Tech weekly: No laughing matter this — Amazon, other cos are betting big on voice recognition

The machines are here and they’re freaking people out- that seemed to be a big theme this week with Amazon’s intelligent personal assistant Alexa laughing randomly and scaring users across the US, raking up the debate on how much intelligent devices are invading our lives.

Amazon’s smart device Echo is widely used in the US and lets users make it perform tasks like making phone calls, answer queries and controlling home devices using voice commands. The assistant Alexa replies, much like Apple’s Siri or Samsung’s S Voice.

“Intelligent” machines and devices, especially those that reply and perform tasks based on voice commands, are among the biggest bets for consumer-based technology companies.

Everyone from Google to Microsoft to Amazon and Apple are investing in working around natural human language and understanding accents to be able to reach the widest possible user base. The market is pegged at over USD 18 billion in the next five years.

While the commercial interest and opportunity are justified, voice-based recognition is a Pandora’s box of issues and the Alexa problem is probably indicative of the larger issues that lurk around this.

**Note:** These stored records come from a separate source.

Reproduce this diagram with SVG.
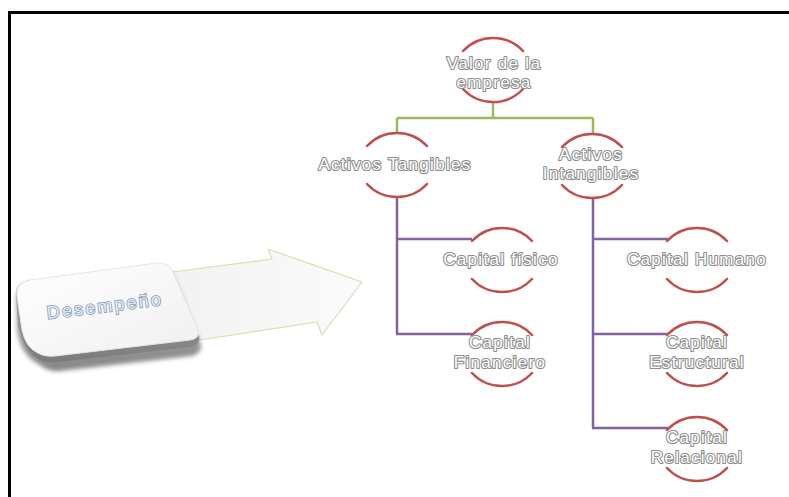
<svg xmlns="http://www.w3.org/2000/svg" xmlns:xlink="http://www.w3.org/1999/xlink" width="789" height="497" viewBox="0 0 789 497">
<style>
.arc{fill:none;stroke:#c0504d;stroke-width:2.5;stroke-linecap:round}
.lbl{font-family:"Liberation Sans",Arial,sans-serif;font-size:17px;letter-spacing:1.3px;fill:#ffffff;stroke:#8c8c8c;stroke-width:2.2;paint-order:stroke;text-anchor:middle;stroke-linejoin:round}
.g{fill:none;stroke:#9bbb59;stroke-width:2.5}
.p{fill:none;stroke:#8064a2;stroke-width:2.5}
</style>
<defs>
<path id="arcs" d="M-30,-19 A41,41 0 0 1 30,-19 M-30,19 A41,41 0 0 0 30,19"/>
<linearGradient id="arrowFill" x1="0" y1="0" x2="1" y2="0">
<stop offset="0" stop-color="#f2f2f2"/><stop offset="1" stop-color="#fbfbfb"/>
</linearGradient>
<linearGradient id="btnSide" x1="0" y1="0" x2="0" y2="1">
<stop offset="0" stop-color="#b8b8b8"/><stop offset="1" stop-color="#7a7a7a"/>
</linearGradient>
<linearGradient id="btnTop" x1="0" y1="0" x2="1" y2="1">
<stop offset="0" stop-color="#ffffff"/><stop offset="1" stop-color="#f0f0f0"/>
</linearGradient>
<filter id="soft" x="-20%" y="-20%" width="140%" height="140%"><feGaussianBlur stdDeviation="2"/></filter>
</defs>
<rect width="789" height="497" fill="#ffffff"/>
<path d="M9.5,497 V12.5 H789" fill="none" stroke="#000" stroke-width="3"/>

<g id="arrow">
<path d="M172,272 L272,259 L268,249 L362,282 L322,335 L317,322 L200,340 Z" fill="url(#arrowFill)" stroke="#d9ddb4" stroke-width="1.2" stroke-linejoin="round"/>
</g>

<g id="desempeno">
<path d="M40,365 Q20,355 17,330 L16,300 Q15,287 30,285 L160,270 Q172,269 176,280 L200,342 Q204,352 192,356 L60,371 Q48,372 40,365 Z" fill="url(#btnSide)" filter="url(#soft)" opacity="0.9"/>
<path d="M40,360 Q24,352 18,325 L16,295 Q15,282 30,280 L158,264 Q170,263 174,274 L198,334 Q202,344 190,347 L58,362 Q48,363 40,360 Z" fill="url(#btnSide)"/>
<path d="M38,353 Q26,348 22,330 L17,296 Q15,282 30,280 L157,263 Q169,262 173,272 L197,328 Q202,338 190,340 L55,356 Q45,357 38,353 Z" fill="url(#btnTop)" stroke="#e6e6e6" stroke-width="1"/>
<text x="105" y="312" transform="rotate(-7 105 307)" font-family="'Liberation Sans',Arial,sans-serif" font-size="18" letter-spacing="2.2" text-anchor="middle" fill="#e4ebf3" stroke="#8599b8" stroke-width="1.6" paint-order="stroke">Desempeño</text>
</g>

<g id="connectors">
<path class="g" d="M493,103 V118 M397,118 H593 M397,118 V132 M593,118 V133"/>
<path class="p" d="M397,198 V334 M396,239 H472 M396,334 H472"/>
<path class="p" d="M593,199 V428 M592,239 H668 M592,334 H668 M592,428 H668"/>
</g>

<g id="valor"><use xlink:href="#arcs" x="493" y="70" class="arc"/>
<text class="lbl" x="494" y="69">Valor de la</text><text class="lbl" x="494" y="88">empresa</text></g>

<g id="tangibles"><use xlink:href="#arcs" x="397" y="165" class="arc"/>
<text class="lbl" x="395" y="170">Activos Tangibles</text></g>

<g id="intangibles"><use xlink:href="#arcs" x="592" y="166" class="arc"/>
<text class="lbl" x="591" y="160">Activos</text><text class="lbl" x="591" y="179">Intangibles</text></g>

<g id="fisico"><use xlink:href="#arcs" x="502" y="260" class="arc"/>
<text class="lbl" x="501" y="265">Capital físico</text></g>

<g id="financiero"><use xlink:href="#arcs" x="502" y="354" class="arc"/>
<text class="lbl" x="500" y="348">Capital</text><text class="lbl" x="500" y="368">Financiero</text></g>

<g id="humano"><use xlink:href="#arcs" x="697" y="260" class="arc"/>
<text class="lbl" x="697" y="265">Capital Humano</text></g>

<g id="estructural"><use xlink:href="#arcs" x="697" y="354" class="arc"/>
<text class="lbl" x="697" y="348">Capital</text><text class="lbl" x="697" y="368">Estructural</text></g>

<g id="relacional"><use xlink:href="#arcs" x="697" y="449" class="arc"/>
<text class="lbl" x="697" y="443">Capital</text><text class="lbl" x="697" y="463">Relacional</text></g>
</svg>
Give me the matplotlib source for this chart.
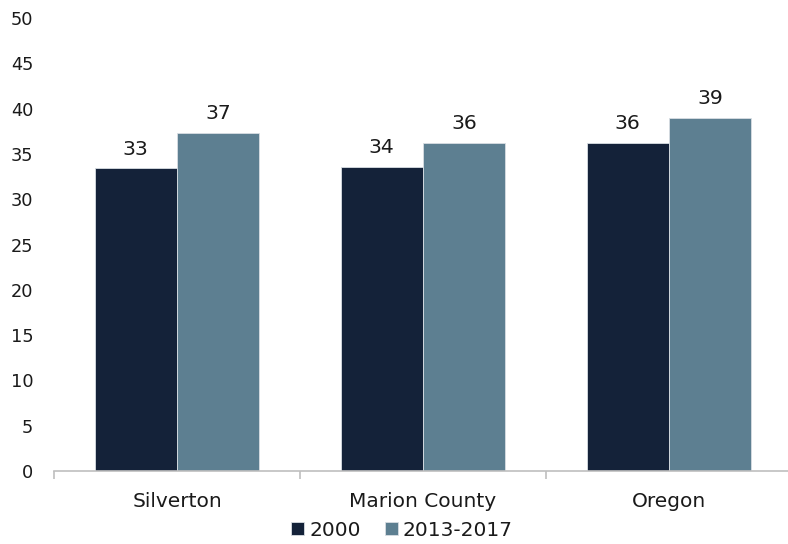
import numpy as np
import matplotlib.pyplot as plt
from matplotlib.ticker import FixedLocator, MultipleLocator, NullFormatter

places = ['Silverton', 'Marion County', 'Oregon']
series_names = ['2000', '2013-2017']
values_2000 = [33.4, 33.6, 36.2]
values_2017 = [37.3, 36.2, 39.0]
colors = ['#142239', '#5d7f91']

plt.rcParams['font.family'] = ['DejaVu Sans']
text_color = '#1a1a1a'

fig = plt.figure(figsize=(7.88, 5.44), dpi=100)
ax = fig.add_axes([54 / 788, 1 - 471 / 544, 734 / 788, 453 / 544])

x = np.arange(len(places))
width = 0.335

for i, (vals, name) in enumerate(zip([values_2000, values_2017], series_names)):
    pos = x + (i - 0.5) * width
    bars = ax.bar(pos, vals, width, color=colors[i], label=name,
                  edgecolor='#d9dee3', linewidth=0.6, zorder=2)
    for b, v in zip(bars, vals):
        ax.annotate(f'{v:.0f}', (b.get_x() + b.get_width() / 2, v),
                    xytext=(0, 7), textcoords='offset points',
                    ha='center', va='bottom', fontsize=14.7, color=text_color)

ax.set_ylim(0, 50)
ax.set_xlim(-0.5, 2.5 - 4 / 246)
ax.yaxis.set_major_locator(MultipleLocator(5))
ax.tick_params(axis='y', length=0, labelsize=12.8, pad=15, labelcolor=text_color)

# category labels sit at bar centres, ticks mark the group boundaries
ax.set_xticks(x)
ax.set_xticklabels(places, fontsize=14.5, color=text_color)
ax.tick_params(axis='x', which='major', length=0, pad=15)
ax.xaxis.set_minor_locator(FixedLocator([-0.5, 0.5, 1.5]))
ax.xaxis.set_minor_formatter(NullFormatter())
ax.tick_params(axis='x', which='minor', length=6, width=1.2, color='#bfbfbf')

for side in ['left', 'right', 'top']:
    ax.spines[side].set_visible(False)
ax.spines['bottom'].set_color('#bfbfbf')
ax.spines['bottom'].set_linewidth(1.2)

ax.legend(loc='center', bbox_to_anchor=(402 / 788, 1 - 530 / 544),
          bbox_transform=fig.transFigure, ncol=2, frameon=False,
          fontsize=14.5, handlelength=0.65, handleheight=0.65,
          handletextpad=0.25, columnspacing=1.2, borderpad=0,
          labelcolor=text_color)

fig.savefig('out.png', dpi=100)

Amazon said the random laughter came from the voice assistant recognising some phrases as “laugh” and the company is now working on making Alexa laugh only when asked “Alexa can you laugh?” so as to create fewer false positives. The machine will also reply “yes I can” before it actually laughs.

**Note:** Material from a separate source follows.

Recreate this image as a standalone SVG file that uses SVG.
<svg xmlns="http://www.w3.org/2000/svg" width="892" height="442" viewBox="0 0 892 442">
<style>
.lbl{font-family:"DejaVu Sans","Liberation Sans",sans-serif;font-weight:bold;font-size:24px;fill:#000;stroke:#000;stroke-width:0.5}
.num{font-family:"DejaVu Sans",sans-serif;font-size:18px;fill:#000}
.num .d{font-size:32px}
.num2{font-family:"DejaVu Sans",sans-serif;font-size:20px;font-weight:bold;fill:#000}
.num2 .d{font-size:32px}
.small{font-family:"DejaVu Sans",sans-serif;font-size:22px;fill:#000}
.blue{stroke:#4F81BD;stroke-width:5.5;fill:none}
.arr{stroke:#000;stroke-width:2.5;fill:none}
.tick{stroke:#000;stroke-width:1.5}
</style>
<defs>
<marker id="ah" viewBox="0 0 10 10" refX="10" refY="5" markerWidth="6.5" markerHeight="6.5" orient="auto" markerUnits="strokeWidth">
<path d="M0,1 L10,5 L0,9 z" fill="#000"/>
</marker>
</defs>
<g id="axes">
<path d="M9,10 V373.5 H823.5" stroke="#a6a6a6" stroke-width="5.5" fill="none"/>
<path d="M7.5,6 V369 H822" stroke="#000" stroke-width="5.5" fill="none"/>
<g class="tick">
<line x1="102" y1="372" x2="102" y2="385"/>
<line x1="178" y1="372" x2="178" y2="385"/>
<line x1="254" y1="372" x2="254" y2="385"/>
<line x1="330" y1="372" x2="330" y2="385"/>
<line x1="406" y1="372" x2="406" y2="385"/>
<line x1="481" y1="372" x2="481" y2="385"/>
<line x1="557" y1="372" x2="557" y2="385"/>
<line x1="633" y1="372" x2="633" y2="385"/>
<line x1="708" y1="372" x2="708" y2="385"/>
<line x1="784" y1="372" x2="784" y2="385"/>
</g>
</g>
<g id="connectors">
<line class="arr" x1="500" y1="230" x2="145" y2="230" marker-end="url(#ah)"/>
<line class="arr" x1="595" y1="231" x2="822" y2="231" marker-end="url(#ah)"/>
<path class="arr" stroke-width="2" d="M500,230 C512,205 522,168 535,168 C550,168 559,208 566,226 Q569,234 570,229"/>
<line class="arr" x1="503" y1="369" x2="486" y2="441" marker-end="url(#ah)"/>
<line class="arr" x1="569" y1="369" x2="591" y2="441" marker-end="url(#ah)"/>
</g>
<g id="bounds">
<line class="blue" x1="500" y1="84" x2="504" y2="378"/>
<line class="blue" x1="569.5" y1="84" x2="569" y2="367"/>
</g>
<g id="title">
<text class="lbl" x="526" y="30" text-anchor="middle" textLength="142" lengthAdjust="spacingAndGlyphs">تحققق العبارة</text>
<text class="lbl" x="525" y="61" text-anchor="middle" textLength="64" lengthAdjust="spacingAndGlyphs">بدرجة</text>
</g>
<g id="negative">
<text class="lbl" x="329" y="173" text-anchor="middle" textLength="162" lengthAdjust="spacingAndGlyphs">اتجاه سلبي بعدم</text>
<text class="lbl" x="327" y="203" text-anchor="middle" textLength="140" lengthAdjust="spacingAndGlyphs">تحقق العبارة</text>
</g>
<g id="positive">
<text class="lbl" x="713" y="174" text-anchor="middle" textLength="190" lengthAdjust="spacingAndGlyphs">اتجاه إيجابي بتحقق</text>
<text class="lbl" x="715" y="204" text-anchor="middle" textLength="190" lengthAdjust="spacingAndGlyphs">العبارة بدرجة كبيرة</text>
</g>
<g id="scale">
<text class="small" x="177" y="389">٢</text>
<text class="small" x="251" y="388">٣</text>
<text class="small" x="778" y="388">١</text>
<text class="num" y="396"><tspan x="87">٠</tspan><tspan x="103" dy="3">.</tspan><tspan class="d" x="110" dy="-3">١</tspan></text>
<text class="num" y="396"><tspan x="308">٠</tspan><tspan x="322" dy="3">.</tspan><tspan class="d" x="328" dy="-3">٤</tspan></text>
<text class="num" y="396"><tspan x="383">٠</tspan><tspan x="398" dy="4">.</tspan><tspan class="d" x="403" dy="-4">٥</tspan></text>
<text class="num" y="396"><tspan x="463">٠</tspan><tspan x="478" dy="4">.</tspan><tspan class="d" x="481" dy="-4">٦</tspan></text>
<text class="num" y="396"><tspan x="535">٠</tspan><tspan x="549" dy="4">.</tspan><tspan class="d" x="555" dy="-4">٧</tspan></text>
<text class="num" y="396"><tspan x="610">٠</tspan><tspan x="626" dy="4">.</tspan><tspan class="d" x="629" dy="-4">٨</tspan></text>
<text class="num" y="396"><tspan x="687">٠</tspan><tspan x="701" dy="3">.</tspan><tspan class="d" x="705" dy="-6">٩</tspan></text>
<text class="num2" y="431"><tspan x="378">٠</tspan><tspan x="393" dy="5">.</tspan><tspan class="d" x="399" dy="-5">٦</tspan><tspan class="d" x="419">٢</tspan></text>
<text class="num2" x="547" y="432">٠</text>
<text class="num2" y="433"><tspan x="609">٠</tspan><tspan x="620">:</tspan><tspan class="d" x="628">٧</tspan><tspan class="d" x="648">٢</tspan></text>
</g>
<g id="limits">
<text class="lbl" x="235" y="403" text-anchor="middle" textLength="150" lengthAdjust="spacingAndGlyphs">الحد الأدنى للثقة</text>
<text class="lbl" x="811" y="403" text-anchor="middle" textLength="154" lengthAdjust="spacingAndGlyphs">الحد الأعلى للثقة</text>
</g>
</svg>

Google, arguably the most popular search engine, has said previously that over 20 percent of all searches are now voice based. It is also rolling out voice search in regional languages in India, making it easier for first time users who may not be able to read or write, use its search features better.

The convenience and commercial case is compelling for corporates and with better machine learning, systems are becoming more and more intelligent and taking human-like decisions.

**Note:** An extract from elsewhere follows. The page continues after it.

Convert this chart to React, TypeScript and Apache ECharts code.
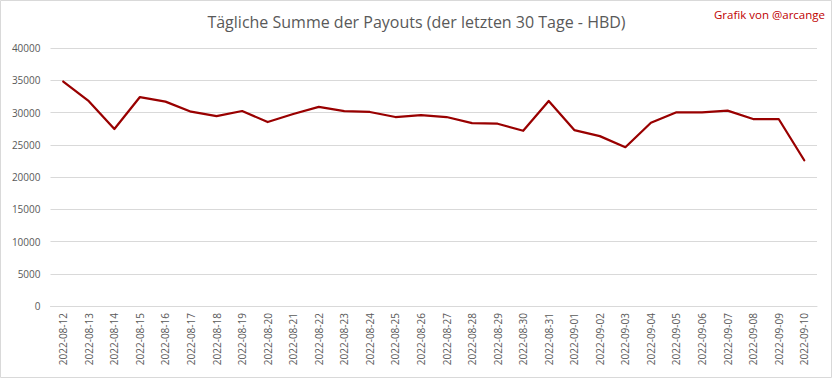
import React, { useEffect, useRef } from "react";
import * as echarts from "echarts";

const dates = [
  "2022-08-12", "2022-08-13", "2022-08-14", "2022-08-15", "2022-08-16", "2022-08-17",
  "2022-08-18", "2022-08-19", "2022-08-20", "2022-08-21", "2022-08-22", "2022-08-23",
  "2022-08-24", "2022-08-25", "2022-08-26", "2022-08-27", "2022-08-28", "2022-08-29",
  "2022-08-30", "2022-08-31", "2022-09-01", "2022-09-02", "2022-09-03", "2022-09-04",
  "2022-09-05", "2022-09-06", "2022-09-07", "2022-09-08", "2022-09-09", "2022-09-10",
];

const payouts = [
  34800, 31750, 27450, 32400, 31680, 30120, 29450, 30230, 28520, 29770,
  30860, 30230, 30080, 29300, 29610, 29300, 28360, 28260, 27170, 31790,
  27270, 26340, 24620, 28410, 30030, 30030, 30280, 28990, 28990, 22600,
];

const yMin = 0;
const yMax = 40000;
const yStep = 5000;

const titleText = "Tägliche Summe der Payouts (der letzten 30 Tage - HBD)";
const creditText = "Grafik von @arcange";

export default function App() {
  const ref = useRef<HTMLDivElement>(null);
  useEffect(() => {
    document.body.style.margin = "0";
    if (!ref.current) return;
    const chart = echarts.init(ref.current, undefined, { renderer: "svg" });
    const font = "Open Sans";
    chart.setOption({
      animation: false,
      backgroundColor: "#ffffff",
      title: {
        text: titleText,
        left: "center",
        top: 9,
        textStyle: { fontFamily: font, fontSize: 16, fontWeight: "normal", color: "#595959" },
      },
      graphic: [
        {
          type: "rect",
          shape: { x: 0.5, y: 0.5, width: 831, height: 377 },
          style: { fill: "none", stroke: "#d9d9d9", lineWidth: 1 },
          silent: true,
        },
        {
          type: "text",
          right: 8,
          top: 8,
          style: { text: creditText, fill: "#c00000", fontFamily: font, fontSize: 11.5 },
        },
      ],
      grid: { left: 50.5, right: 16, top: 48, bottom: 73, containLabel: false },
      xAxis: {
        type: "category",
        data: dates,
        boundaryGap: true,
        axisLine: { show: true, lineStyle: { color: "#d9d9d9", width: 1 } },
        axisTick: { show: false },
        axisLabel: {
          rotate: 90,
          interval: 0,
          margin: 7,
          color: "#595959",
          fontFamily: font,
          fontSize: 10,
        },
        splitLine: { show: false },
      },
      yAxis: {
        type: "value",
        min: yMin,
        max: yMax,
        interval: yStep,
        axisLine: { show: false },
        axisTick: { show: false },
        axisLabel: {
          color: "#595959",
          fontFamily: font,
          fontSize: 10,
          margin: 10,
          formatter: (v: number) => String(v),
        },
        splitLine: { show: true, lineStyle: { color: "#d9d9d9", width: 1 } },
      },
      series: [
        {
          type: "line",
          data: payouts,
          symbol: "none",
          smooth: false,
          lineStyle: { color: "#990000", width: 2.25, cap: "round", join: "round" },
          itemStyle: { color: "#990000" },
        },
      ],
    });
    return () => chart.dispose();
  }, []);
  return <div ref={ref} style={{ width: 833, height: 379 }} />;
}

This widespread use raises issues of who owns the user voices being processed, how much control users have over the sound commands being analysed, the possibility of voice-based frauds, companies collecting regular voice conversations (like the famous Samsung Smart TV issue), and how it feeds into the larger engine for machines to “learn” how the human brain works.

Automobiles also have systems that work on voice commands and there is again little or no clarity on who owns the voice history being recorded by the vehicular systems.

These are interesting times for technology and intelligent machines are making our lives simpler and easier. However, there is a compelling case to be made for being a little more aware of how all these voice-based systems are using data from our personal lives and invading our privacy.

The government or regulatory bodies will always take time to catch up with technology, and it is about time we as users become more aware and begin to question the usage of the data that we are generating.